A vanilla particle swarm optimizer (PSO) and cooperative swarm optimizer are implemented in Python and make use of the GPU. Times for vanilla PSO are included as a performance measure for comparison.
For my undergraduate thesis, I implemented various PSO algorithms and found that Python has a global interpreter lock, effectively limiting the multiprocessing I was attempting to do. After a reinforcement learning course I learned about PyTorch, and the use of GPU to speed up computations. Therefore, I tried to see if this GPU enhancement can be brought over to the PSO.

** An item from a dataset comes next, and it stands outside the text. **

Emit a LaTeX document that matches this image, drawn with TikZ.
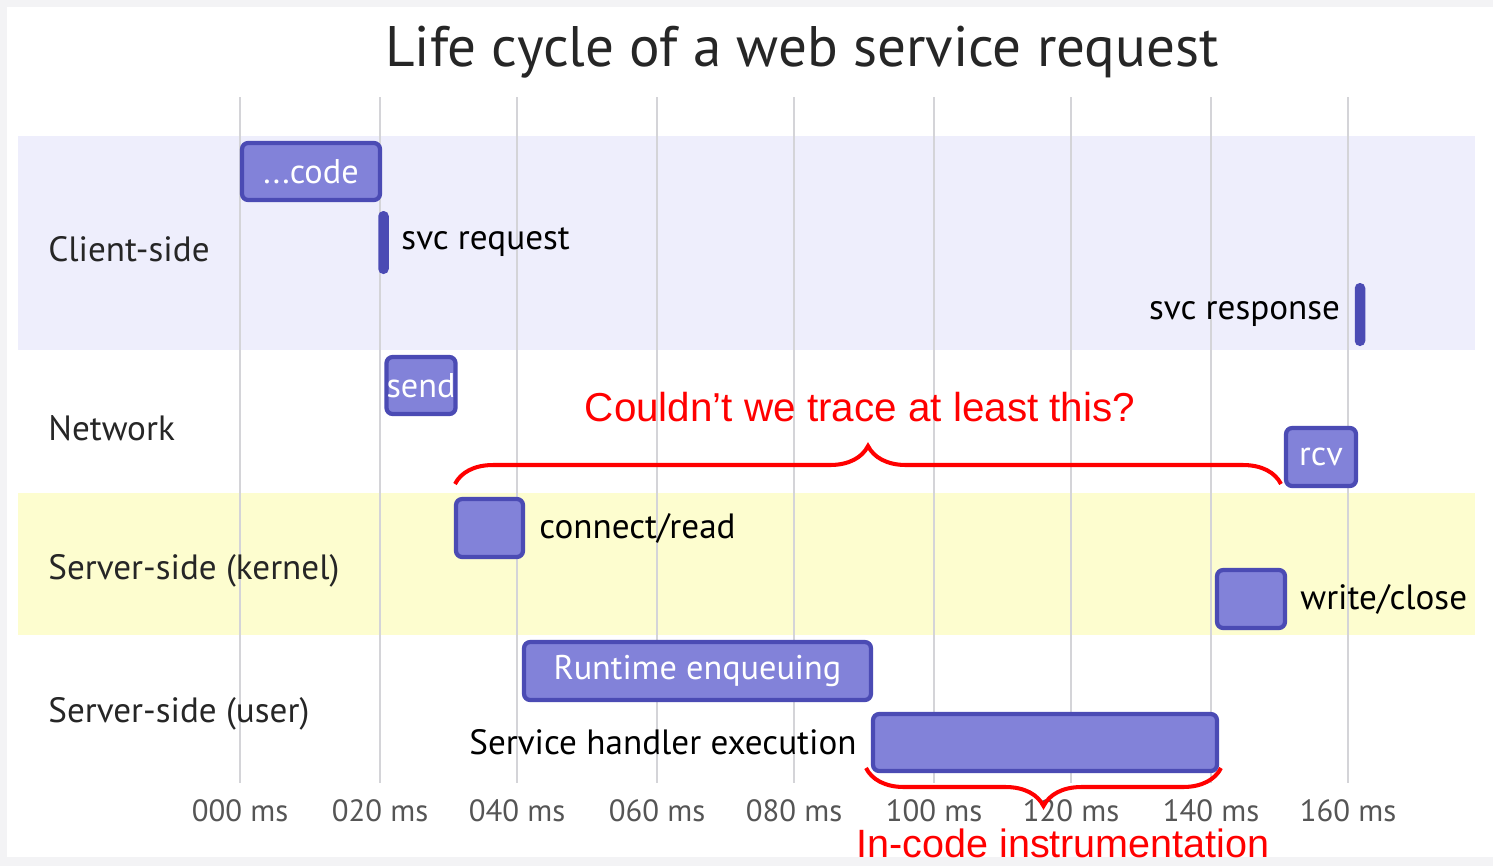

These are the packages and Python version I used for implementation:
Package | Version |
---|---|
TQDM | 4.62.3 |
PyTorch | 1.10.0+cu113 |
Python | 3.9 |
git clone https://github.com/Pixelatory/PSO-GPU
cd PSO-GPU
This is the hardware of my computer, which was used for experimentation:
Component | Type |
---|---|
CPU | Intel i7-4930K (3.4GHz) |
GPU | Nvidia GTX 980 |
RAM | 16GB (1600 MHz) |
- Inertia: 0.729
- Cognitive: 1.49445
- Social: 1.49445
- Iterations: 10000
- Initialization Range: [-5.12, 5.12]
No velocity clamping, nor infeasibility if outside of range is implemented.
Set | Swarm Size | Dimensions |
---|---|---|
1 | 100 | 100 |
2 | 500 | 100 |
3 | 100 | 500 |
4 | 1000 | 100 |
5 | 100 | 1000 |
6 | 1000 | 1000 |
The table above expresses 6 sets of parameter configurations that were altered during experimentation. Each set was executed on each optimization function, and on both CUDA and CPU.
Set | CUDA Time | CPU Time |
---|---|---|
1 | 12.25s (1056 iter/s) | 8.7s (1149 iter/s) |
2 | 9.97s (1002 iter/s) | 19.73s (506 iter/s) |
3 | 9.55s (1047 iter/s) | 20.01s (499 iter/s) |
4 | 9.99s (1000 iter/s) | 28.96s (345 iter/s) |
5 | 9.54s (1048 iter/s) | 29.1s (343 iter/s) |
6 | 11.35s (881 it/s) | 391.62s (25 iter/s) |
The table above shows results from optimizing the rastrigin function. Clearly CPU overtakes when a lower swarm size and dimension is used. However, as soon as both are dramatically increased, it's GPU that executes quicker. Notably, GPU is consistent in execution times, with the lag in lower parameter values likely due to overhead initialization of tensors and transfer over to the GPU.
Set | CUDA Time | CPU Time |
---|---|---|
1 | 13s (952 iter/s) | 8.97s (1115 iter/s) |
2 | 10.65s (939 iter/s) | 20.36s (491 iter/s) |
3 | 10.42s (959 iter/s) | 20.31s (492 iter/s) |
4 | 10.5s (952 iter/s) | 32.96s (303 iter/s) |
5 | 10.75s (930 iter/s) | 32.39s (308 iter/s) |
6 | 10.87s (920 it/s) | 378.22s (26 iter/s) |
The table above shows results from optimizing the ackley function. Results are very similar from what is observed in the previous table. This was merely to see if a change in function would lead to drastic change in runtime. However, even though the ackley function is intuitively more complex to compute than rastrigin, set 6 had a lower runtime. This could be from a multitude of factors.
The point of this work was to implement a PSO to utilize the GPU, and perform some simple comparisons against sole CPU usage. This was complete, and it shows that GPU vastly outperforms CPU when dimensionality and swarm size are increased. If a low swarm size and dimensionality is needed, then it's not work using GPU since there is overhead in data transfer.
I believe that future work could be the implementation of some multi-objective particle swarm optimizers that try to optimize for a pareto-optimal front. One such algorithm that I've already implemented is the multi-guided particle swarm optimizer, however there are many more that could be tested on a GPU.